Let's imagine that it wasn't Godspell that had influenced me, but The Messiah. Or some other high-class work of art. Let's say that, at 12, I heard a great rendition of "Surely He Hath Borne Our Griefs and Carried Our Sorrows", and God came and met me and it changed my life. Would I be embarrassed about that? No! Of course not! Classical music is dignified! and worthy! and it just shows what a sensitive Anglican soul I had - at 12! I'd tell everyone that! (I'd probably be a choir director today, if that had been the case.)
But I think that's a false, human distinction.
I think God, who hears every scrap of music on earth and is surrounded by singing angels through eternity, is no more impressed with Handel than with Stephen Schwartz. And no more impressed with Bryn Terfel than with Victor Garber, or even Ted Neely. (And why is Jesus always a tenor, by the way?)

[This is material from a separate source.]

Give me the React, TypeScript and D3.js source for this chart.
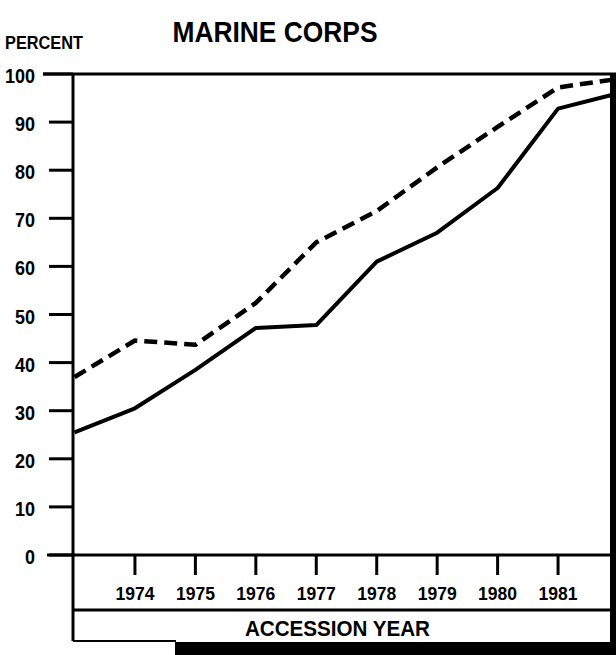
import React from 'react';
import * as d3 from 'd3';

const years = [1973, 1974, 1975, 1976, 1977, 1978, 1979, 1980, 1981, 1982];
const solidSeries = [25.5, 30.5, 38.5, 47.2, 47.8, 61, 67, 76.3, 92.8, 96];
const dashedSeries = [37, 44.6, 43.7, 52.4, 65, 71.5, 80.6, 89, 97.2, 99];
const yTicks = [0, 10, 20, 30, 40, 50, 60, 70, 80, 90, 100];
const xTicks = [1974, 1975, 1976, 1977, 1978, 1979, 1980, 1981];

const title = 'MARINE CORPS';
const yTitle = 'PERCENT';
const xTitle = 'ACCESSION YEAR';

const W = 616;
const H = 655;
const left = 73;
const right = 612;
const top = 74;
const bottom = 555;
const boxTop = 610;
const boxBottom = 641;

const font = 'Liberation Sans, Arial, sans-serif';

export default function App() {
  const x = d3.scaleLinear().domain([1973, 1982]).range([74.5, 618.5]);
  const y = d3.scaleLinear().domain([0, 100]).range([bottom, top]);

  const line = d3
    .line<number>()
    .x((_, i) => x(years[i]))
    .y((d) => y(d));

  return (
    <svg
      width={W}
      height={H}
      viewBox={`0 0 ${W} ${H}`}
      style={{ position: 'absolute', left: 0, top: 0, background: '#fff' }}
    >
      <defs>
        <clipPath id="plot">
          <rect x={left} y={top - 10} width={right - left} height={bottom - top + 10} />
        </clipPath>
      </defs>
      <rect x={0} y={0} width={W} height={H} fill="#fff" />

      {/* titles */}
      <text
        x={275}
        y={42}
        textAnchor="middle"
        fontFamily={font}
        fontWeight="bold"
        fontSize={30}
        textLength={205}
        lengthAdjust="spacingAndGlyphs"
      >
        {title}
      </text>
      <text
        x={5}
        y={49}
        fontFamily={font}
        fontWeight="bold"
        fontSize={18.5}
        textLength={78}
        lengthAdjust="spacingAndGlyphs"
      >
        {yTitle}
      </text>

      {/* data lines */}
      <g clipPath="url(#plot)" fill="none" stroke="#000" strokeLinejoin="round">
        <path d={line(solidSeries) ?? ''} strokeWidth={4} />
        <path d={line(dashedSeries) ?? ''} strokeWidth={4.5} strokeDasharray="13,7" />
      </g>

      {/* y axis ticks and labels */}
      {yTicks.map((t) => (
        <g key={t}>
          <line
            x1={t === 100 ? 43 : 49}
            x2={left}
            y1={y(t)}
            y2={y(t)}
            stroke="#000"
            strokeWidth={3}
          />
          <text
            x={35}
            y={y(t) + 9}
            textAnchor="end"
            fontFamily={font}
            fontWeight="bold"
            fontSize={21}
            textLength={String(t).length * 10}
            lengthAdjust="spacingAndGlyphs"
          >
            {t}
          </text>
        </g>
      ))}

      {/* frame */}
      <line x1={43} x2={W} y1={top} y2={top} stroke="#000" strokeWidth={3} />
      <line x1={left} x2={left} y1={top} y2={boxBottom} stroke="#000" strokeWidth={3} />
      <line x1={47} x2={right} y1={bottom} y2={bottom} stroke="#000" strokeWidth={3} />
      <rect x={right - 2} y={top - 1} width={W - right + 2} height={H - top + 1} fill="#000" />
      <line x1={left} x2={right} y1={boxTop} y2={boxTop} stroke="#000" strokeWidth={3} />
      <line x1={left} x2={176} y1={boxBottom} y2={boxBottom} stroke="#000" strokeWidth={2} />
      <rect x={175} y={boxBottom + 1} width={W - 175} height={H - boxBottom - 1} fill="#000" />

      {/* x ticks */}
      {xTicks.map((t) => (
        <g key={t}>
          <line x1={x(t)} x2={x(t)} y1={bottom} y2={575} stroke="#000" strokeWidth={3} />
          <text
            x={x(t)}
            y={600}
            textAnchor="middle"
            fontFamily={font}
            fontWeight="bold"
            fontSize={18.5}
            textLength={39}
            lengthAdjust="spacingAndGlyphs"
          >
            {t}
          </text>
        </g>
      ))}

      <text
        x={337.5}
        y={636}
        textAnchor="middle"
        fontFamily={font}
        fontWeight="bold"
        fontSize={22}
        textLength={185}
        lengthAdjust="spacingAndGlyphs"
      >
        {xTitle}
      </text>
    </svg>
  );
}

The gulf between Godspell (or Superstar) and The Messiah seems very big from where I stand, but I think from God's perspective, they look much closer. Probably indistinguishable.
And the things we count as 'highest' in human artistic achievement are no closer to God's glory than the things we see as 'lowest.' Because, honestly - who is equal to that task?
No closer, but, I hasten to add - no farther away.